If you follow sports of any sort or if you just watch the news, you’ve noticed all of the steroid hearings and talk of cheating by athletes who use performance enhancing drugs. There are many differing views on this topic but as soon as the government gets involved in defining what’s fair, watch out. An interesting article in Slate magazine asks, “If steroids are cheating, why isn’t LASIK?” Great question, and that’s why I’m writing about performance enhancements in The Kneeslider.

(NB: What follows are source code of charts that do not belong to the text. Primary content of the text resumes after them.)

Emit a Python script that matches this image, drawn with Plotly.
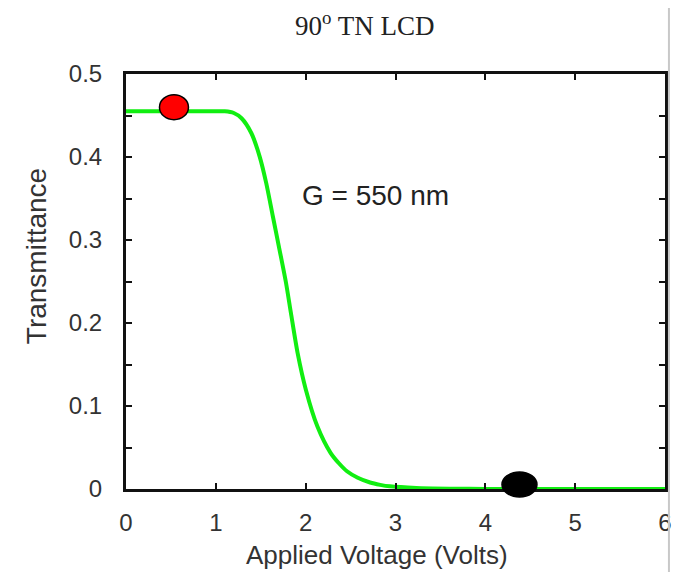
import plotly.graph_objects as go

# ---- data ----
voltage = [0.0, 0.5, 1.0, 1.1, 1.2, 1.286, 1.396, 1.488, 1.561, 1.635, 1.709, 1.781,
           1.836, 1.910, 2.002, 2.130, 2.277, 2.37, 2.460, 2.58, 2.717, 2.83, 2.937,
           3.231, 3.6, 4.0, 5.0, 6.0]
transmittance = [0.455, 0.455, 0.455, 0.455, 0.453, 0.4467, 0.4286, 0.4005, 0.3685, 0.3283,
                 0.2882, 0.2485, 0.212, 0.164, 0.1197, 0.0756, 0.0436, 0.031, 0.0214,
                 0.0135, 0.0078, 0.0050, 0.0032, 0.0012, 0.0004, 0.0001, 0.0, 0.0]
marker_v = [0.534, 4.38]
marker_t = [0.460, 0.0054]
marker_colors = ["#ff0000", "#000000"]
marker_w = [29, 35]
marker_h = [25, 25]
x_ticks = [0, 1, 2, 3, 4, 5, 6]
y_ticks = [0, 0.1, 0.2, 0.3, 0.4, 0.5]
y_tick_text = ["0", "0.1", "0.2", "0.3", "0.4", "0.5"]
X_RANGE = [0, 6]
Y_RANGE = [0, 0.5]

OFF = 8  # page body margin
W, H = 683 - OFF, 572 - OFF
ML, MR, MT, MB = 126 - OFF, 11, 74 - OFF, 83
PW, PH = W - ML - MR, H - MT - MB


def px_x(p):  # window pixel -> paper x
    return (p - OFF - ML) / PW


def px_y(p):  # window pixel -> paper y
    return 1 - (p - OFF - MT) / PH


fig = go.Figure()
fig.add_trace(go.Scatter(
    x=voltage, y=transmittance, mode="lines",
    line=dict(color="#11ee11", width=4, shape="spline", smoothing=0.7),
    hoverinfo="skip", showlegend=False,
))

shapes = []
for v, t, c, w, h in zip(marker_v, marker_t, marker_colors, marker_w, marker_h):
    ya = (t - Y_RANGE[0]) / (Y_RANGE[1] - Y_RANGE[0])
    shapes.append(dict(
        type="circle", xref="x", yref="paper",
        xsizemode="pixel", ysizemode="pixel",
        xanchor=v, yanchor=ya,
        x0=-w / 2, x1=w / 2, y0=-h / 2, y1=h / 2,
        fillcolor=c, line=dict(color="#000000", width=1.5), layer="above",
    ))
# faint vertical edge line at the right of the picture
shapes.append(dict(type="line", xref="paper", yref="paper",
                   x0=px_x(676), x1=px_x(676), y0=px_y(580), y1=px_y(-10),
                   line=dict(color="#c8c8c8", width=2)))

font_sans = "Liberation Sans, Arial, sans-serif"
axis_common = dict(
    showline=True, linecolor="#111111", linewidth=3, mirror="ticks",
    ticks="inside", ticklen=6, tickwidth=2, tickcolor="#111111",
    showgrid=False, zeroline=False,
    tickfont=dict(family=font_sans, size=24, color="#333333"),
)

fig.update_layout(
    width=W, height=H,
    margin=dict(l=ML, r=MR, t=MT, b=MB),
    paper_bgcolor="white", plot_bgcolor="white",
    xaxis=dict(range=X_RANGE, tickvals=x_ticks, ticklabelstandoff=10, **axis_common),
    yaxis=dict(range=Y_RANGE, tickvals=y_ticks, ticktext=y_tick_text,
               ticklabelstandoff=16,
               minor=dict(dtick=0.05, ticks="inside", ticklen=6, tickwidth=2,
                          tickcolor="#111111"),
               **axis_common),
    shapes=shapes,
    annotations=[
        dict(text="90<sup>o</sup> TN LCD", xref="paper", yref="paper",
             x=px_x(368), y=px_y(24), showarrow=False,
             xanchor="center", yanchor="middle",
             font=dict(family="Liberation Serif, Times New Roman, serif", size=27,
                       color="#222222")),
        dict(text="G = 550 nm", xref="x", yref="y", x=2.78, y=0.354, showarrow=False,
             xanchor="center", yanchor="middle",
             font=dict(family=font_sans, size=28, color="#222222")),
        dict(text="Applied Voltage (Volts)", xref="paper", yref="paper",
             x=px_x(380), y=px_y(555), showarrow=False,
             xanchor="center", yanchor="middle",
             font=dict(family=font_sans, size=26, color="#333333")),
        dict(text="Transmittance", xref="paper", yref="paper", textangle=-90,
             x=px_x(35), y=px_y(256), showarrow=False,
             xanchor="center", yanchor="middle",
             font=dict(family=font_sans, size=28, color="#333333")),
    ],
)

fig.write_html("out.html")
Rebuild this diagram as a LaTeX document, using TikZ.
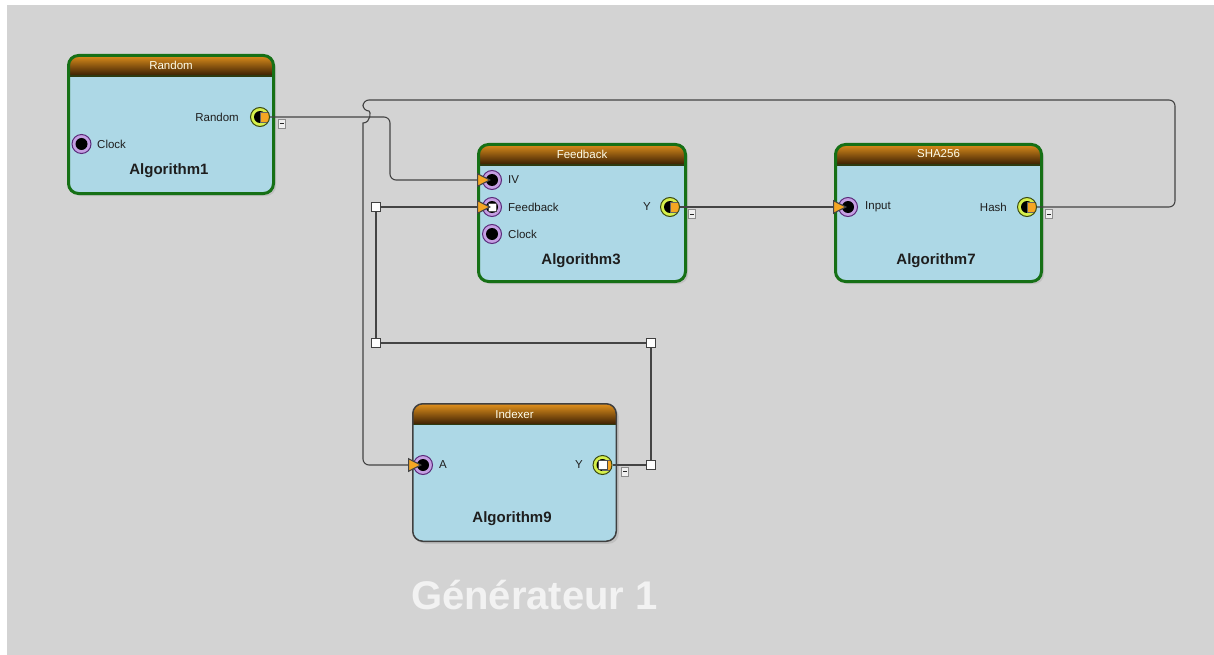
\documentclass[tikz,border=0pt]{standalone}
\usepackage{fontspec}
\setmainfont{Liberation Sans}
\usetikzlibrary{arrows.meta,shadows}
\definecolor{bgcol}{HTML}{D3D3D3}
\definecolor{blockblue}{HTML}{ADD8E6}
\definecolor{blockgreen}{HTML}{167016}
\definecolor{hdrtop}{HTML}{E0901C}
\definecolor{hdrbot}{HTML}{3E2204}
\definecolor{hdrline}{HTML}{2E3A10}
\definecolor{purplering}{HTML}{C59FE3}
\definecolor{purpleedge}{HTML}{5A2A7A}
\definecolor{greenring}{HTML}{D6F04C}
\definecolor{greenedge}{HTML}{3A4A10}
\definecolor{orangetip}{HTML}{F5A623}
\definecolor{wirecol}{HTML}{444444}
\definecolor{txtcol}{HTML}{1E1E1E}
\begin{document}
\begin{tikzpicture}[x=1pt,y=-1pt,
  block/.style={draw=blockgreen, line width=3pt, rounded corners=10pt, fill=blockblue,
    inner sep=0pt,
    drop shadow={shadow xshift=2.5pt, shadow yshift=-2.5pt, opacity=0.22},
    path picture={
      \foreach \i in {0,...,20}{
        \pgfmathsetmacro\pc{100-\i*5}
        \pgfmathsetmacro\ya{-\i}
        \pgfmathsetmacro\yb{-\i-1.2}
        \fill[hdrtop!\pc!hdrbot, sharp corners]
          ([yshift=\ya pt]path picture bounding box.north west) rectangle ([yshift=\yb pt]path picture bounding box.north east);
      }
      \draw[hdrline, line width=1.6pt, sharp corners]
        ([yshift=-20.8pt]path picture bounding box.north west) -- ([yshift=-20.8pt]path picture bounding box.north east);
    }},
  grayblock/.style={block, draw=black!75, line width=1.5pt},
  titletxt/.style={text=white!92!yellow, font=\fontsize{11.5}{13}\selectfont, inner sep=0pt},
  lbl/.style={text=txtcol, font=\fontsize{11.5}{13}\selectfont, inner sep=0pt},
  algname/.style={text=txtcol, font=\fontsize{15}{17}\selectfont\bfseries, inner sep=0pt},
  inport/.style={circle, minimum size=19pt, inner sep=0pt, draw=purpleedge, line width=1pt, fill=purplering,
    path picture={\fill[black] (path picture bounding box.center) circle (6pt);}},
  inportw/.style={inport,
    path picture={\fill[black] (path picture bounding box.center) circle (6pt);
      \filldraw[fill=white, draw=black!70, line width=0.5pt] ([shift={(-4pt,-4pt)}]path picture bounding box.center) rectangle ++(8pt,8pt);}},
  outport/.style={circle, minimum size=19pt, inner sep=0pt, draw=greenedge, line width=1pt, fill=greenring,
    path picture={\fill[black] (path picture bounding box.center) circle (6pt);
      \filldraw[fill=orangetip, draw=black!60, line width=0.5pt] ([shift={(0pt,-5pt)}]path picture bounding box.center) rectangle ++(9pt,10pt);}},
  outportw/.style={outport,
    path picture={\fill[black] (path picture bounding box.center) circle (6pt);
      \filldraw[fill=orangetip, draw=black!60, line width=0.5pt] ([shift={(0pt,-5pt)}]path picture bounding box.center) rectangle ++(10pt,10pt);
      \filldraw[fill=white, draw=black!70, line width=0.5pt] ([shift={(-4.5pt,-4.5pt)}]path picture bounding box.center) rectangle ++(9pt,9pt);}},
  minusbox/.style={draw=black!45, fill=black!6, minimum width=7pt, minimum height=9pt, inner sep=0pt, line width=0.6pt,
    path picture={\draw[black!85, line width=0.8pt] ([xshift=-2pt]path picture bounding box.center) -- ([xshift=2pt]path picture bounding box.center);}},
  waypt/.style={draw=black!75, fill=white, minimum size=8.5pt, inner sep=0pt, line width=0.8pt},
  wire/.style={draw=wirecol, line width=1.1pt, rounded corners=6pt},
  inarrow/.style={-{Triangle[length=14pt,width=14pt,fill=orangetip]}},
  gen/.style={text=white!95!black, font=\fontsize{40}{44}\selectfont\bfseries, inner sep=0pt}
]
\useasboundingbox (0,0) rectangle (1214,655);
\fill[bgcol] (7,5) rectangle (1214,655);

% ---- blocks ----
\node[block, minimum width=205pt, minimum height=138pt] (alg1) at (171,124.5) {};
\node[block, minimum width=207pt, minimum height=137pt] (alg3) at (582,213) {};
\node[block, minimum width=206pt, minimum height=137pt] (alg7) at (938.5,213) {};
\node[grayblock, minimum width=203.5pt, minimum height=137.5pt] (alg9) at (514.5,472.5) {};

% ---- titles ----
\node[titletxt] (t1) at (171,65.5) {Random};
\node[titletxt] (t3) at (582,154) {Feedback};
\node[titletxt] (t7) at (938.5,154) {SHA256};
\node[titletxt] (t9) at (514.5,414) {Indexer};

% ---- algorithm names ----
\node[algname] (n1) at (169,170.5) {Algorithm1};
\node[algname] (n3) at (581,261) {Algorithm3};
\node[algname] (n7) at (936,261) {Algorithm7};
\node[algname] (n9) at (512,519) {Algorithm9};

% ---- ports ----
\node[outport] (a1out) at (260,117) {};
\node[inport] (a1clk) at (81.5,144) {};
\node[inport] (a3iv) at (492,180) {};
\node[inportw] (a3fb) at (492,207) {};
\node[inport] (a3clk) at (492,234) {};
\node[outport] (a3y) at (670,207) {};
\node[inport] (a7in) at (848,207) {};
\node[outport] (a7out) at (1027,207) {};
\node[inport] (a9a) at (423,465) {};
\node[outportw] (a9y) at (602.5,465) {};

% ---- port labels ----
\node[lbl, anchor=east] (l1r) at (239,117) {Random};
\node[lbl, anchor=west] (l1c) at (97,144) {Clock};
\node[lbl, anchor=west] (l3iv) at (508,180) {IV};
\node[lbl, anchor=west] (l3fb) at (508,207) {Feedback};
\node[lbl, anchor=west] (l3c) at (508,234) {Clock};
\node[lbl, anchor=east] (l3y) at (651,207) {Y};
\node[lbl, anchor=west] (l7in) at (865,207) {Input};
\node[lbl, anchor=east] (l7h) at (1007,207) {Hash};
\node[lbl, anchor=west] (l9a) at (439,465) {A};
\node[lbl, anchor=east] (l9y) at (583,465) {Y};

% ---- minus boxes ----
\node[minusbox] (m1) at (281.5,123.5) {};
\node[minusbox] (m3) at (691.5,214) {};
\node[minusbox] (m7) at (1049,214) {};
\node[minusbox] (m9) at (625,471.5) {};

% ---- waypoints ----
\node[waypt] (fw1) at (376,207) {};
\node[waypt] (fw2) at (376,343) {};
\node[waypt] (fw3) at (651,343) {};
\node[waypt] (fw4) at (651,465) {};

% ---- wires ----
\draw[wire, inarrow] (a1out.east) -- (390,117) -- (390,180) -- ([xshift=-1pt]a3iv.center);
\draw[wire, inarrow] (a7out.east) -- (1175,207) -- (1175,100) -- (363,100) -- (363,111)
  [sharp corners] .. controls (371,111) and (371,123) .. (363,123)
  [rounded corners=6pt] -- (363,465) -- ([xshift=-1pt]a9a.center);
\draw[wire, inarrow] (a3y.east) -- ([xshift=-1pt]a7in.center);
\draw[wire] (a9y.east) -- (fw4);
\draw[wire] (fw4) -- (fw3);
\draw[wire] (fw3) -- (fw2);
\draw[wire] (fw2) -- (fw1);
\draw[wire, inarrow] (fw1) -- ([xshift=-1pt]a3fb.center);

% ---- caption ----
\node[gen, anchor=base] (gen) at (534.5,609) {Générateur 1};
\end{tikzpicture}
\end{document}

You don’t usually think of steroids around motorcycle racing (or auto racing) since the machines are so important but suppose the racer has much better eyesight as the result of LASIK surgery than another racer, is that fair? Or back to steroids, suppose one racer has more muscular strength and endurance from taking various substances, that can certainly help win races once the skill levels are similar, fair? The point is, many of these things are going to occur any time big money is involved. The natural athlete, racer or whatever, is going to be at a disadvantage because strength, endurance and great eyesight are better than the alternatives. Is this a problem? If it is, where do you draw the line?
Body building contests left the natural world long ago. But as science and medicine progress, more and better treatments will be available for anything short of perfection and it will be available to people in every walk of life and sporting competition. The argument that something isn’t “natural” is weak. Vitamin pills don’t occur in nature, protein supplements don’t grow on trees, if you can’t hunt, fish or harvest it, it’s not natural.
Whatever your views, it would be far better if decisions about these topics remained with the governing bodies of the sports themselves. Once congress begins to grandstand on the issue, nothing good can come of it.